I still remember a young man who came to interview during the early days of the Bankura operation. In 102-degree heat, he had cycled in what looked like a newly purchased black suit. He was drenched in sweat, embarrassed and helpless. But past the lack of sophistication, I saw in that moment both innocence and work ethic that, to this day, sustains the company’s culture. These are not the kind of people who jump from company to company three times a year. They are the kind upon whose shoulders and hearts companies can be built to last.
The basic attitude and intelligence level was also excellent, and since my philosophy has always been, “Hire for attitude, train for skill,” we knew from the get-go that training was something we would invest heavily in. They worked 12-hour days without a frown and celebrated Holi, Durga Puja, and Saraswati Puja with their colleagues and families on the office grounds.
On the operational side, we also made some important decisions so as to be able to both scale efficiently and gain access to customer bases through partnerships. We derive efficiency by using software-as-a-service vendor partnerships with AthenaHealth, Intuit, and others who provide enabling technology, as well as referral business. In many cases, they resell our services as part of their own portfolio, or they simply treat us as an extension of their own service offering.

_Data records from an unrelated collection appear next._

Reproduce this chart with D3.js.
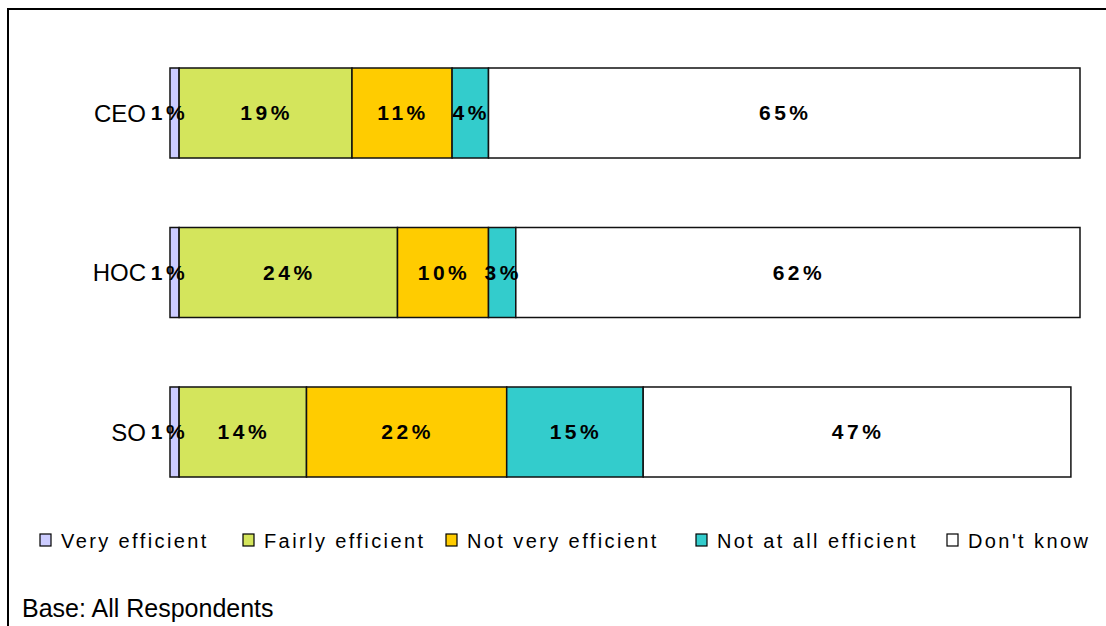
<!DOCTYPE html>
<html>
<head>
<meta charset="utf-8">
<script src="https://cdn.jsdelivr.net/npm/d3@7"></script>
<style>
  html, body { margin: 0; padding: 0; background: #fff; }
  svg { display: block; font-family: "Liberation Sans", Arial, sans-serif; }
</style>
</head>
<body>
<svg id="chart" width="1106" height="626"></svg>
<script>
// Respondent groups (top to bottom)
const categories = ["CEO", "HOC", "SO"];
// Response options, stacked left to right
const seriesNames = ["Very efficient", "Fairly efficient", "Not very efficient", "Not at all efficient", "Don't know"];
const seriesColors = ["#ccccff", "#d4e55c", "#ffcc00", "#33cccc", "#ffffff"];
// Percentages per series, in category order
const veryEfficient = [1, 1, 1];
const fairlyEfficient = [19, 24, 14];
const notVeryEfficient = [11, 10, 22];
const notAtAllEfficient = [4, 3, 15];
const dontKnow = [65, 62, 47];
const baseNote = "Base: All Respondents";

const seriesValues = [veryEfficient, fairlyEfficient, notVeryEfficient, notAtAllEfficient, dontKnow];

const rows = categories.map((c, i) => {
  const r = { category: c };
  seriesNames.forEach((s, j) => { r[s] = seriesValues[j][i]; });
  return r;
});
const stacked = d3.stack().keys(seriesNames)(rows);

const svg = d3.select("#chart");

// outer frame
svg.append("rect")
  .attr("x", 8).attr("y", 9).attr("width", 1200).attr("height", 700)
  .attr("fill", "none").attr("stroke", "#000").attr("stroke-width", 2);

const x = d3.scaleLinear().domain([0, 100]).range([170, 1080]);
const y = d3.scaleBand().domain(categories).range([68, 477]).paddingInner(0.4357).paddingOuter(0);
const color = d3.scaleOrdinal().domain(seriesNames).range(seriesColors);

// stacked bar segments
const layer = svg.append("g").selectAll("g")
  .data(stacked).join("g")
  .attr("fill", d => color(d.key));

layer.selectAll("rect")
  .data(d => d.map(v => ({ key: d.key, v })))
  .join("rect")
  .attr("x", d => x(d.v[0]))
  .attr("y", d => y(d.v.data.category))
  .attr("width", d => x(d.v[1]) - x(d.v[0]))
  .attr("height", y.bandwidth())
  .attr("stroke", "#111")
  .attr("stroke-width", 1.5);

// value labels (narrow slivers get their label nudged left of centre)
const labels = svg.append("g");
stacked.forEach(s => {
  s.forEach(v => {
    const w = x(v[1]) - x(v[0]);
    const nudge = w < 20 ? -5 : 1;
    labels.append("text")
      .attr("x", (x(v[0]) + x(v[1])) / 2 + nudge)
      .attr("y", y(v.data.category) + y.bandwidth() / 2 + 7)
      .attr("text-anchor", "middle")
      .attr("font-size", 21)
      .attr("font-weight", "bold")
      .attr("letter-spacing", 3.5)
      .attr("fill", "#000")
      .text(v[1] - v[0] + "%");
  });
});

// category axis labels
const yAxis = d3.axisLeft(y).tickSize(0).tickPadding(0);
const yg = svg.append("g").attr("transform", "translate(146,0)").call(yAxis);
yg.select(".domain").remove();
yg.selectAll("text")
  .attr("font-size", 24)
  .attr("font-family", "Liberation Sans, Arial, sans-serif")
  .attr("fill", "#000")
  .attr("dy", "0.36em");

// legend
const legendX = [40, 243, 446, 696, 947];
const legend = svg.append("g");
seriesNames.forEach((s, i) => {
  const g = legend.append("g").attr("transform", `translate(${legendX[i]},534)`);
  g.append("rect").attr("x", 0).attr("y", 0).attr("width", 11).attr("height", 12)
    .attr("fill", color(s)).attr("stroke", "#000").attr("stroke-width", 1.2);
  g.append("text").attr("x", 21).attr("y", 14)
    .attr("font-size", 20).attr("letter-spacing", 2.4).attr("fill", "#000")
    .text(s);
});

// base note
svg.append("text")
  .attr("x", 22).attr("y", 617)
  .attr("font-size", 25).attr("fill", "#000")
  .text(baseNote);
</script>
</body>
</html>
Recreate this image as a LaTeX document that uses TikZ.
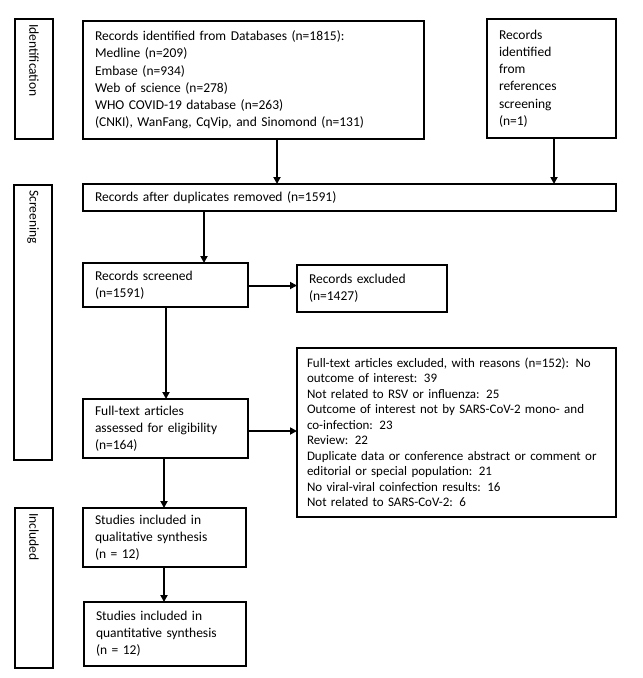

In 2020, thus, Maya Ray’s workforce spans the length and breadth of West Bengal. Other such ventures have blossomed throughout India, following our example. One, based in Madhya Pradesh, focuses on back-office work for an equally large segment: US law offices. Another, based in Rajasthan, works for the hospitality segment. Overall, the rural and small-town BPO sector now employs two million people, generating close to $10 billion in revenues. Not from the city centers – not from Kolkata or Delhi – but from lesser-known and now booming rural outposts. Here India has expanded its core competencies and, in doing so, broadened the mighty tiger’s play on the world’s stage.